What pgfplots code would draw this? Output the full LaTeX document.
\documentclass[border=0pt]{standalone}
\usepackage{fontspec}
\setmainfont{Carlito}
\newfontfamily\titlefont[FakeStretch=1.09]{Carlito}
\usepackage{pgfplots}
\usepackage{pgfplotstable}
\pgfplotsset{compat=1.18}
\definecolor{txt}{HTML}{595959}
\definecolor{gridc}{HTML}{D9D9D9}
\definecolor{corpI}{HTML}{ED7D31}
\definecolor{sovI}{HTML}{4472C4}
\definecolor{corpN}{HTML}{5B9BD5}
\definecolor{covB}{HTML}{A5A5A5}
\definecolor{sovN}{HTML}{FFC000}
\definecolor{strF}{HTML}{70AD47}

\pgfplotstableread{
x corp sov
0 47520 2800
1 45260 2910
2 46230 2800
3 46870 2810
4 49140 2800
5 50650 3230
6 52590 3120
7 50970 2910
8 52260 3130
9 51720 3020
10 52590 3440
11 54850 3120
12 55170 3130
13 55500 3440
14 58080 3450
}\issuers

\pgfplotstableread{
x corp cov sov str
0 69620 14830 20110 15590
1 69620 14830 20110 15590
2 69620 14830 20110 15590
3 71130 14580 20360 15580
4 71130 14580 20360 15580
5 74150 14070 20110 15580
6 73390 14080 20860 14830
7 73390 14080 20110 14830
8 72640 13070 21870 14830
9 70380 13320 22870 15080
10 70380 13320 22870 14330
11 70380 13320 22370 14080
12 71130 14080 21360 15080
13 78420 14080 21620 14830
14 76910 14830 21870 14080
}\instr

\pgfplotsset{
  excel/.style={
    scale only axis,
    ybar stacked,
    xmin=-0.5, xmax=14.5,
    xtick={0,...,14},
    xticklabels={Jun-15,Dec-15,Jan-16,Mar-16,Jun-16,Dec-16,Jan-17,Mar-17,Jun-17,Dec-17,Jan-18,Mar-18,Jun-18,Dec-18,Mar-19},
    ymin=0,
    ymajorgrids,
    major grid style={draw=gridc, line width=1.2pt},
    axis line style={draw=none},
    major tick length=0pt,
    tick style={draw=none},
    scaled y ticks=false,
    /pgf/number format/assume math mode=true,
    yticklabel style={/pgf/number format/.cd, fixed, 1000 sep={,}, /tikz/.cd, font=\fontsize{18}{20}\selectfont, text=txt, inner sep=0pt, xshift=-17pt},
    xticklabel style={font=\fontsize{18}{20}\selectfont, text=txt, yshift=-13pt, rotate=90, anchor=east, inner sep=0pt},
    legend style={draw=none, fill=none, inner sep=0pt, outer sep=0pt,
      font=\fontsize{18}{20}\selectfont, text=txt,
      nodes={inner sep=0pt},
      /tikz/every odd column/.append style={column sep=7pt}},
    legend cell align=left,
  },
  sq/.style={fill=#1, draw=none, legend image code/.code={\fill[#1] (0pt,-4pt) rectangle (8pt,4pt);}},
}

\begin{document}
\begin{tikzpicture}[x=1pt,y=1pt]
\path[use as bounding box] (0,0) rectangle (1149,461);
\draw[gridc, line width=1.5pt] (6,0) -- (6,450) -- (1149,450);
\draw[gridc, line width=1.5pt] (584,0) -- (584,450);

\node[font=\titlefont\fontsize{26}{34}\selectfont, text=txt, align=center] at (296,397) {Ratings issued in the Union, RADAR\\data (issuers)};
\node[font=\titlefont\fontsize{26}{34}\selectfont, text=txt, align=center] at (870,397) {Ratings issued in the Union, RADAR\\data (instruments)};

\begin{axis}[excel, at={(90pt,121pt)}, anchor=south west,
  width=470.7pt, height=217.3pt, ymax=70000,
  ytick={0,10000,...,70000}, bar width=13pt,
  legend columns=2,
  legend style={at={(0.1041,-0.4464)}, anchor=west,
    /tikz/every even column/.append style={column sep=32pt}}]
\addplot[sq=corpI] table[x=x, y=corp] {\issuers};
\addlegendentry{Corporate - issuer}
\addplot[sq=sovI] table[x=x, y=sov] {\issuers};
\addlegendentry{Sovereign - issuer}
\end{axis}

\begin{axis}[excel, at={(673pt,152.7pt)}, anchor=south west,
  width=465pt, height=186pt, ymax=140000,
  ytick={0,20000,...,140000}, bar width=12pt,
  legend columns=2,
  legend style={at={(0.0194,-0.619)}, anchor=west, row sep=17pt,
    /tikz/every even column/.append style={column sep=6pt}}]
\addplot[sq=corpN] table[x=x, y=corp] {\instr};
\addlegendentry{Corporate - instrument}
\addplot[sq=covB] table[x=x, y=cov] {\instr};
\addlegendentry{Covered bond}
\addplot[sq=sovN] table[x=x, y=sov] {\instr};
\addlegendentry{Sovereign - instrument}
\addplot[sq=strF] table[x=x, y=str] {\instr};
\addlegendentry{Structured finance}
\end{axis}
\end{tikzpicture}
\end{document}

++++++++

WHAT THE TASK REQUIRES: Within the data above, pick out all lines holding the word "code".

ANSWER TO THE EXERCISE:
What pgfplots code would draw this? Output the full LaTeX document.
  sq/.style={fill=#1, draw=none, legend image code/.code={\fill[#1] (0pt,-4pt) rectangle (8pt,4pt);}},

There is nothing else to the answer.